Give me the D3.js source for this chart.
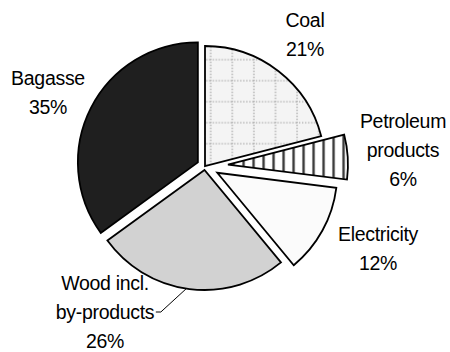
<!DOCTYPE html>
<html>
<head>
<meta charset="utf-8">
<script src="https://cdn.jsdelivr.net/npm/d3@7"></script>
<style>
  html, body { margin: 0; padding: 0; background: #fff; }
  svg text { font-family: "Liberation Sans", Arial, sans-serif; font-size: 19.5px; letter-spacing: -0.3px; fill: #000; }
</style>
</head>
<body>
<svg id="chart" width="450" height="352"></svg>
<script>
// ---- data ----
const categories = ["Coal", "Petroleum products", "Electricity", "Wood incl. by-products", "Bagasse"];
const values = [21, 6, 12, 26, 35];
const labelLines = [["Coal", "21%"], ["Petroleum", "products", "6%"], ["Electricity", "12%"], ["Wood incl.", "by-products", "26%"], ["Bagasse", "35%"]];

// ---- layout / style ----
const W = 450, H = 352;
const cx = 205, cy = 166, R = 120;
const explode = [0, 23, 14, 4, 8];
const fills = ["url(#coalPat)", "url(#petPat)", "#fbfbfb", "#d2d2d2", "#1f1f1f"];
// label anchor (centre x, first baseline y)
const labelPos = [[305, 27], [403, 128], [378, 241], [105, 290], [48, 85]];
const lineH = 29;

const svg = d3.select("#chart");
const defs = svg.append("defs");

// Coal: light grey with dotted grid
const cp = defs.append("pattern").attr("id", "coalPat").attr("patternUnits", "userSpaceOnUse")
  .attr("width", 21.6).attr("height", 21).attr("x", 4.7).attr("y", 18.7);
cp.append("rect").attr("width", 21.6).attr("height", 21).attr("fill", "#f4f4f4");
cp.append("line").attr("x1", 1).attr("x2", 1).attr("y1", 0).attr("y2", 21)
  .attr("stroke", "#b0b0b0").attr("stroke-width", 1.6).attr("stroke-dasharray", "1.2 1.8");
cp.append("line").attr("x1", 0).attr("x2", 21.6).attr("y1", 1).attr("y2", 1)
  .attr("stroke", "#b0b0b0").attr("stroke-width", 1.6).attr("stroke-dasharray", "1.2 1.8");

// Petroleum: vertical stripes
const pp = defs.append("pattern").attr("id", "petPat").attr("patternUnits", "userSpaceOnUse")
  .attr("width", 10).attr("height", 10).attr("x", 4).attr("y", 0);
pp.append("rect").attr("width", 10).attr("height", 10).attr("fill", "#fff");
pp.append("rect").attr("x", 0).attr("width", 3.2).attr("height", 10).attr("fill", "#9a9a9a");
pp.append("rect").attr("x", 0.8).attr("width", 1.6).attr("height", 10).attr("fill", "#3a3a3a");

const pie = d3.pie().sort(null).startAngle(0).endAngle(2 * Math.PI);
const arcs = pie(values);
const arc = d3.arc().innerRadius(0).outerRadius(R);

function offset(d, i) {
  const m = (d.startAngle + d.endAngle) / 2;
  return [explode[i] * Math.sin(m), -explode[i] * Math.cos(m)];
}

const g = svg.append("g").attr("transform", `translate(${cx},${cy})`);
g.selectAll("path.slice").data(arcs).join("path")
  .attr("class", "slice")
  .attr("d", arc)
  .attr("transform", (d, i) => { const o = offset(d, i); return `translate(${o[0]},${o[1]})`; })
  .attr("fill", (d, i) => fills[i])
  .attr("stroke", "#000")
  .attr("stroke-width", 1.8)
  .attr("stroke-linejoin", "miter");

// labels
const lg = svg.append("g");
labelLines.forEach((lines, i) => {
  const t = lg.append("text").attr("text-anchor", "middle");
  lines.forEach((s, j) => {
    t.append("tspan").attr("x", labelPos[i][0]).attr("y", labelPos[i][1] + j * lineH).text(s);
  });
});

// leader line for Wood label
(function () {
  const i = 3, d = arcs[i];
  const o = offset(d, i);
  const a = (d.startAngle + d.endAngle) / 2 + 0.026;
  const px = cx + o[0] + R * Math.sin(a), py = cy + o[1] - R * Math.cos(a);
  const tNode = lg.selectAll("text").nodes()[i].childNodes[1];
  const bb = tNode.getBBox();
  const sx = bb.x + bb.width + 1, sy = labelPos[i][1] + lineH - 7;
  svg.append("polyline")
    .attr("points", [[sx, sy], [sx + 5, sy], [px, py]].map(p => p.join(",")).join(" "))
    .attr("fill", "none").attr("stroke", "#000").attr("stroke-width", 1);
})();
</script>
</body>
</html>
:::
# YOUR TASK
Copy the listing in full and without alteration, omitting every picture.

# RESULT FOR THIS EXERCISE
Give me the D3.js source for this chart.
<!DOCTYPE html>
<html>
<head>
<meta charset="utf-8">
<script src="https://cdn.jsdelivr.net/npm/d3@7"></script>
<style>
  html, body { margin: 0; padding: 0; background: #fff; }
  svg text { font-family: "Liberation Sans", Arial, sans-serif; font-size: 19.5px; letter-spacing: -0.3px; fill: #000; }
</style>
</head>
<body>
<svg id="chart" width="450" height="352"></svg>
<script>
// ---- data ----
const categories = ["Coal", "Petroleum products", "Electricity", "Wood incl. by-products", "Bagasse"];
const values = [21, 6, 12, 26, 35];
const labelLines = [["Coal", "21%"], ["Petroleum", "products", "6%"], ["Electricity", "12%"], ["Wood incl.", "by-products", "26%"], ["Bagasse", "35%"]];

// ---- layout / style ----
const W = 450, H = 352;
const cx = 205, cy = 166, R = 120;
const explode = [0, 23, 14, 4, 8];
const fills = ["url(#coalPat)", "url(#petPat)", "#fbfbfb", "#d2d2d2", "#1f1f1f"];
// label anchor (centre x, first baseline y)
const labelPos = [[305, 27], [403, 128], [378, 241], [105, 290], [48, 85]];
const lineH = 29;

const svg = d3.select("#chart");
const defs = svg.append("defs");

// Coal: light grey with dotted grid
const cp = defs.append("pattern").attr("id", "coalPat").attr("patternUnits", "userSpaceOnUse")
  .attr("width", 21.6).attr("height", 21).attr("x", 4.7).attr("y", 18.7);
cp.append("rect").attr("width", 21.6).attr("height", 21).attr("fill", "#f4f4f4");
cp.append("line").attr("x1", 1).attr("x2", 1).attr("y1", 0).attr("y2", 21)
  .attr("stroke", "#b0b0b0").attr("stroke-width", 1.6).attr("stroke-dasharray", "1.2 1.8");
cp.append("line").attr("x1", 0).attr("x2", 21.6).attr("y1", 1).attr("y2", 1)
  .attr("stroke", "#b0b0b0").attr("stroke-width", 1.6).attr("stroke-dasharray", "1.2 1.8");

// Petroleum: vertical stripes
const pp = defs.append("pattern").attr("id", "petPat").attr("patternUnits", "userSpaceOnUse")
  .attr("width", 10).attr("height", 10).attr("x", 4).attr("y", 0);
pp.append("rect").attr("width", 10).attr("height", 10).attr("fill", "#fff");
pp.append("rect").attr("x", 0).attr("width", 3.2).attr("height", 10).attr("fill", "#9a9a9a");
pp.append("rect").attr("x", 0.8).attr("width", 1.6).attr("height", 10).attr("fill", "#3a3a3a");

const pie = d3.pie().sort(null).startAngle(0).endAngle(2 * Math.PI);
const arcs = pie(values);
const arc = d3.arc().innerRadius(0).outerRadius(R);

function offset(d, i) {
  const m = (d.startAngle + d.endAngle) / 2;
  return [explode[i] * Math.sin(m), -explode[i] * Math.cos(m)];
}

const g = svg.append("g").attr("transform", `translate(${cx},${cy})`);
g.selectAll("path.slice").data(arcs).join("path")
  .attr("class", "slice")
  .attr("d", arc)
  .attr("transform", (d, i) => { const o = offset(d, i); return `translate(${o[0]},${o[1]})`; })
  .attr("fill", (d, i) => fills[i])
  .attr("stroke", "#000")
  .attr("stroke-width", 1.8)
  .attr("stroke-linejoin", "miter");

// labels
const lg = svg.append("g");
labelLines.forEach((lines, i) => {
  const t = lg.append("text").attr("text-anchor", "middle");
  lines.forEach((s, j) => {
    t.append("tspan").attr("x", labelPos[i][0]).attr("y", labelPos[i][1] + j * lineH).text(s);
  });
});

// leader line for Wood label
(function () {
  const i = 3, d = arcs[i];
  const o = offset(d, i);
  const a = (d.startAngle + d.endAngle) / 2 + 0.026;
  const px = cx + o[0] + R * Math.sin(a), py = cy + o[1] - R * Math.cos(a);
  const tNode = lg.selectAll("text").nodes()[i].childNodes[1];
  const bb = tNode.getBBox();
  const sx = bb.x + bb.width + 1, sy = labelPos[i][1] + lineH - 7;
  svg.append("polyline")
    .attr("points", [[sx, sy], [sx + 5, sy], [px, py]].map(p => p.join(",")).join(" "))
    .attr("fill", "none").attr("stroke", "#000").attr("stroke-width", 1);
})();
</script>
</body>
</html>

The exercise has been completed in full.